John Lewis a quei tempi era uno dei giovani Freedom Riders che, a cominciare dal 1961, percorsero in autobus le tratte interstatali nel Sud degli Stati Uniti per far valere le sentenze della Corte Suprema che vietavano la segregazione dei neri sui mezzi di trasporto. Oggi Lewis, eletto nel frattempo alla Camera dei Rappresentanti per lo Stato della Georgia, ricorda: «Fare quel discorso quella notte è stato un gesto incredibilmente potente, capace di unire le persone ed emotivamente onesto». Per Lewis, la candidatura di Bobby per la Casa Bianca prometteva davvero la costruzione di nuovi ponti tra le etnie. «Quella notte ho detto ai miei amici che non avevamo più King, ma che avevamo ancora Kennedy», ricorda Lewis. L’attualità della testimonianza di Bob, insomma, risuona oggi più che mai nel clima di divisione di questi giorni. Quella notte di aprile di 52 anni fa, Kennedy non solo bypassa il sindaco e il capo della polizia, ma riesce a disperdere una folla incattivita e, in alcuni casi, armata. Durante l’insurrezione afroamericana per l’omicidio di King – che vede scoppiare rivolte in oltre 100 città degli Usa – Indianapolis rimane un’isola di calma.

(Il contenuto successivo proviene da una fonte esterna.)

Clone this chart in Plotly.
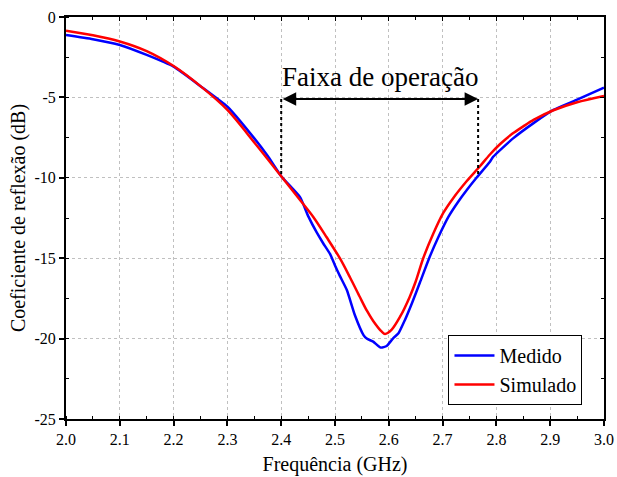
import plotly.graph_objects as go

# Measured (Medido)
freq_med = [2.00, 2.05, 2.10, 2.15, 2.20, 2.25, 2.30, 2.35, 2.375, 2.40, 2.435, 2.4504,
            2.466, 2.478, 2.491, 2.50, 2.509, 2.522, 2.537, 2.553, 2.559, 2.571, 2.585,
            2.596, 2.608, 2.618, 2.630, 2.643, 2.658, 2.675, 2.692, 2.711, 2.729, 2.745,
            2.763, 2.788, 2.794, 2.831, 2.869, 2.906, 2.949, 3.00]
s11_med = [-1.12, -1.38, -1.74, -2.36, -3.09, -4.30, -5.58, -7.55, -8.65, -9.90, -11.20, -12.40,
           -13.40, -14.07, -14.75, -15.45, -16.10, -16.98, -18.55, -19.78, -20.00, -20.19, -20.56,
           -20.46, -19.98, -19.67, -18.84, -17.80, -16.50, -15.00, -13.70, -12.42, -11.49, -10.76,
           -10.00, -9.00, -8.69, -7.55, -6.60, -5.78, -5.16, -4.40]

# Simulated (Simulado)
freq_sim = [2.00, 2.05, 2.10, 2.15, 2.20, 2.25, 2.30, 2.35, 2.40, 2.435, 2.46, 2.4845,
            2.509, 2.528, 2.546, 2.559, 2.571, 2.587, 2.593, 2.605, 2.621, 2.639, 2.65,
            2.664, 2.683, 2.701, 2.72, 2.745, 2.769, 2.788, 2.807, 2.83, 2.85, 2.869, 2.906,
            2.95, 3.00]
s11_sim = [-0.85, -1.13, -1.52, -2.12, -3.05, -4.30, -5.78, -7.80, -9.90, -11.38, -12.45, -13.70,
           -15.00, -16.20, -17.40, -18.25, -18.90, -19.57, -19.71, -19.46, -18.64, -17.39, -16.45,
           -15.00, -13.45, -12.20, -11.25, -10.20, -9.30, -8.55, -7.90, -7.25, -6.80, -6.40, -5.80,
           -5.30, -4.91]

band_start, band_end, band_level = 2.40, 2.766, -5.1
band_start_curve, band_end_curve = -9.9, -9.9
band_label = "Faixa de operação"

x_ticks = [2.0, 2.1, 2.2, 2.3, 2.4, 2.5, 2.6, 2.7, 2.8, 2.9, 3.0]
y_ticks = [0, -5, -10, -15, -20, -25]

FONT = "Liberation Serif"

fig = go.Figure()
fig.add_trace(go.Scatter(x=freq_med, y=s11_med, mode="lines", name="Medido",
                         line=dict(color="#0000ff", width=2.5, shape="spline", smoothing=0.5)))
fig.add_trace(go.Scatter(x=freq_sim, y=s11_sim, mode="lines", name="Simulado",
                         line=dict(color="#ff0000", width=2.5, shape="spline", smoothing=0.8)))
# dummy trace for the top/right mirror axes
fig.add_trace(go.Scatter(x=[x_ticks[0]], y=[y_ticks[0]], xaxis="x2", yaxis="y2",
                         mode="markers", marker=dict(opacity=0), showlegend=False,
                         hoverinfo="skip"))

axis_common = dict(showline=True, linecolor="black", linewidth=2, automargin=False,
                   tickfont=dict(family=FONT, size=16, color="black"),
                   zeroline=False)

fig.update_layout(
    width=617, height=477,
    margin=dict(l=66, r=13, t=17, b=58),
    paper_bgcolor="white", plot_bgcolor="white",
    font=dict(family=FONT, color="black"),
    xaxis=dict(range=[2.0, 3.0], tickvals=x_ticks, ticktext=[f"{v:.1f}" for v in x_ticks],
               ticks="outside", ticklen=5, tickwidth=1.5, tickcolor="black",
               minor=dict(ticks="inside", ticklen=3, tickwidth=1, dtick=0.05, tick0=2.0,
                          tickcolor="black", showgrid=False),
               showgrid=True, gridcolor="#c0c0c0", gridwidth=1, griddash="dot",
               title=dict(text="Frequência (GHz)", font=dict(family=FONT, size=20), standoff=10),
               **axis_common),
    yaxis=dict(range=[-25, 0], tickvals=y_ticks, ticktext=[str(v) for v in y_ticks],
               ticks="outside", ticklen=5, tickwidth=1.5, tickcolor="black",
               minor=dict(ticks="inside", ticklen=3, tickwidth=1, dtick=2.5, tick0=0,
                          tickcolor="black", showgrid=False),
               showgrid=True, gridcolor="#c0c0c0", gridwidth=1, griddash="dot",
               title=dict(text="Coeficiente de reflexão (dB)", font=dict(family=FONT, size=20),
                          standoff=3),
               **axis_common),
    xaxis2=dict(range=[2.0, 3.0], overlaying="x", side="top", anchor="y2", automargin=False,
                tickvals=x_ticks, showticklabels=False, ticks="inside", ticklen=4,
                tickcolor="black", showgrid=False,
                minor=dict(ticks="inside", ticklen=3, dtick=0.05, tick0=2.0, tickcolor="black"),
                showline=True, linecolor="black", linewidth=2, zeroline=False),
    yaxis2=dict(range=[-25, 0], overlaying="y", side="right", anchor="x2", automargin=False,
                tickvals=y_ticks, showticklabels=False, ticks="inside", ticklen=4,
                tickcolor="black", showgrid=False,
                minor=dict(ticks="inside", ticklen=3, dtick=2.5, tick0=0, tickcolor="black"),
                showline=True, linecolor="black", linewidth=2, zeroline=False),
    legend=dict(x=0.96, y=0.035, xanchor="right", yanchor="bottom",
                bgcolor="white", bordercolor="black", borderwidth=1,
                font=dict(family=FONT, size=20, color="black"),
                tracegroupgap=0, itemwidth=40),
    showlegend=True,
)

# dotted verticals at band edges
for xv, yv in [(band_start, band_start_curve), (band_end, band_end_curve)]:
    fig.add_shape(type="line", x0=xv, x1=xv, y0=band_level, y1=yv, xref="x", yref="y",
                  line=dict(color="black", width=2, dash="dot"))

# double-headed arrow
fig.add_annotation(x=band_end, y=band_level, ax=band_start, ay=band_level,
                   xref="x", yref="y", axref="x", ayref="y", text="",
                   showarrow=True, arrowhead=2, startarrowhead=2, arrowside="end+start",
                   arrowsize=1.5, startarrowsize=1.5, arrowwidth=1.8, arrowcolor="black",
                   standoff=0, startstandoff=0)

fig.add_annotation(x=(band_start + band_end) / 2, y=band_level + 1.35, xref="x", yref="y",
                   text=band_label, showarrow=False,
                   font=dict(family=FONT, size=27, color="black"))

fig.write_html("out.html")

«Il modo in cui Kennedy incantò il pubblico – ricorda Larry Tye – sarebbe stato inimmaginabile per i suoi rivali politici più ingessati: il presidente Lyndon Johnson, il vicepresidente Hubert Humphrey o il senatore Eugene McCarthy». Il pensiero corre subito a Joe Biden, oggi in lizza per la Casa Bianca. Il candidato ci prova, partecipando a eventi simbolici o inginocchiandosi con tanto di mascherina – come hanno fatto i poliziotti di Houston e Minneapolis – nel ricordo di George Floyd. Ma resta un personaggio goffo e impacciato, facile alla gaffe: «Un nero che non sa scegliere tra me e Trump non è un nero», ha detto, pensando di fare il simpatico, qualche giorno fa. Nessuno pretende un nuovo Kennedy, certo. Ma tanti temono che un ex vicepresidente a fine carriera sia un po’ poco per licenziare Trump dalla Casa Bianca.